Aether/What Is Aether
Did you ever want to integrate Maven's dependency resolution mechanism into your application and ended up trying to embed Plexus and an entire Maven distribution? Did you ever want to use Maven's dependency resolution mechanism in a multi-threaded fashion and got burned by the stateful singletons in there? Did you ever want to have a little more control over how Maven calculates the resolved dependency graph, say use another strategy for conflict resolution or inspect some intermediate dependency graph?
Well, Aether is the answer. It's an easily embeddable Java library to work with artifact repositories, enabling you to fetch artifacts from remote repositories for local consumption and to publish local artifacts to remote repositories for sharing with others.
There are many ways to transfer artifacts, to describe their relationships and to use them. Aether was designed with an open mind towards customization of these aspects, allowing you to augment or even replace stock functionality to fit your needs. In fact, the Aether Core itself doesn't know how to deal with Maven repositories for instance.
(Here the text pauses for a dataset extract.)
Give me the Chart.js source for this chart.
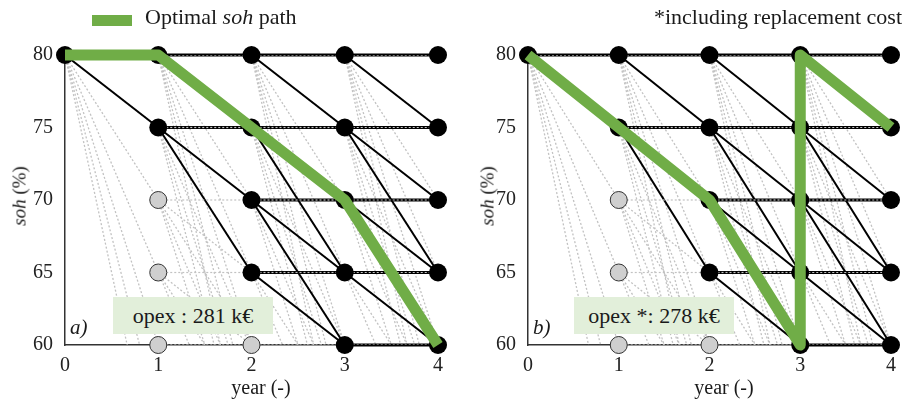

It's tool agnostic and provides some general artifact resolution/deployment framework and leaves details like the repository format to extensions.
At this point, the maven-aether-provider from the Apache Maven project is probably the most interesting extension as it brings support for, well Maven repositories. So if you're looking for a way to consume artifacts from the Central Repository, Aether in combination with the Maven Aether Provider is your best bet. Usage of Aether in this way does not only ease your work when dealing with artifacts but also ensures interoperability with other tools that work with Maven repositories.